Karmen (Comic)

Guillem March
Karmen
(Karmen, 2020)
Übersetzung: Joaquim Balada Hartmann
Cross Cult, 2022, Hardcover, 120 Seiten, 35,00 EUR

Rezension von Christel Scheja

Den spanischen Künstler Guillem March dürften einige schon durch seine Mitarbeit an Superhelden-Serien wie „Catwoman“ oder „Harley Quinn“ kennen. Nun legt er mit „Karmen“ eine ganz eigene von ihm geschriebene und gezeichnete Geschichte vor, deren Schauplatz Palma de Mallorca ist.


Catalina ist egozentrisch und verliebt. Leider bekommt sie ein paar Dinge in den falschen Hals, so dass sie ganz spontan hingeht und ihrem Leben versucht ein Ende zu setzen. Doch dann ist auf einmal eine Frau in einem Skelettanzug zur Stelle, die sie auf eine ganz besondere Reise mitnimmt. Denn so wie sie ist, wandert sie durch die sonnendurchflutete Stadt und lernt diese auf eine ganz neue Art und Weise kennen. Scheinbar hat Karmen, so der Name der Unbekannten, eine Art Engel, etwas ganz besonderes mit ihr vor.

 

Metaphysische Reisen, der Moment zwischen Leben und Tod, die Entscheidungen, die eine junge Frau zu treffen hat, all das ist schon einmal da gewesen und nicht gerade neu. Aber Guillem March verleiht dem Thema eine eigene Note. Denn Karmen ist hier nicht der Engel, der die Hauptfigur die ganze Zeit an die Hand nimmt und sie auf Sachen stößt, sie lässt Catalina auch schon einmal alleine durch die Gegend wandern und ihre Erfahrungen machen.

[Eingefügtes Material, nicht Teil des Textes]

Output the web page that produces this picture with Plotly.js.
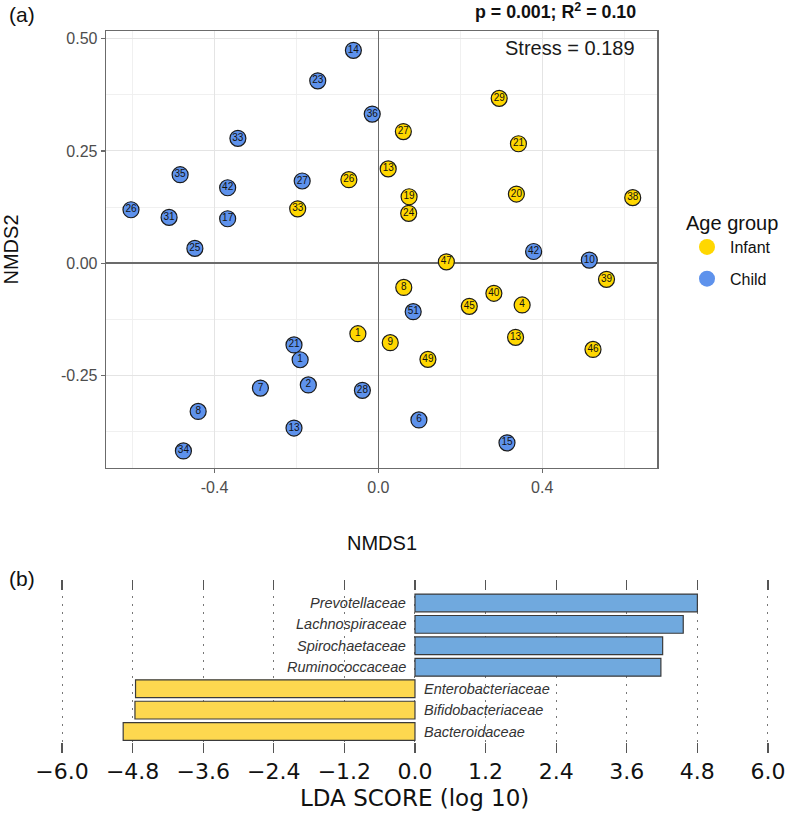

Tatsächlich verhält sie sich so, wie es gute Therapeuten tun. Sie macht auf Dinge aufmerksam und neugierig, stößt sie nur dann vor den Kopf, wenn sie sie aufrütteln will. Und so beginnt Catalina nach und nach über sich und die anderen nachzudenken.

Denn es sind die Dinge, die sie beobachtet, die Begegnung mit anderen Menschen, auch ihrem eigenen Umfeld, mit dem sie einmal nicht interagieren kann, sondern nur zuhören, die etwas in ihr verändern.

Die Aussagen sind einfach aber deutlich, und die Umsetzung hat etwas metaphysisches an sich - das drücken auch die eigenwilligen Farben aus. Nicht zuletzt wird man auch das Gefühl nicht los, dass der Autor die Stadt sehr genau kennt, vielleicht auch sogar in ihr lebt oder gelebt hat, denn auch die Atmosphäre wirkt echt. Action sollte man nicht erwarten, auch keine allzu magischen und abgedrehten Momente. Das Ganze bleibt nah an der Lebenswirklichkeit, nutzt die besondere Reise nur als Stilmittel, um Catalina die Augen zu öffnen.

Daher kommen auch die Zeichnungen sehr realistisch daher, die Farbgebung ist eher reduziert, aber dem Anlass angemessen.

Für „Karmen“ sollte man Spaß an eher metaphysischen Geschichten haben, in denen der zwischenmenschliche Alltag mit all seinen Facetten im Mittelpunkt steht, denn das Phantastische ist hier nur ein wichtiges Stilmittel, um die Aussagen zu transportieren, die der Künstler vermitteln will.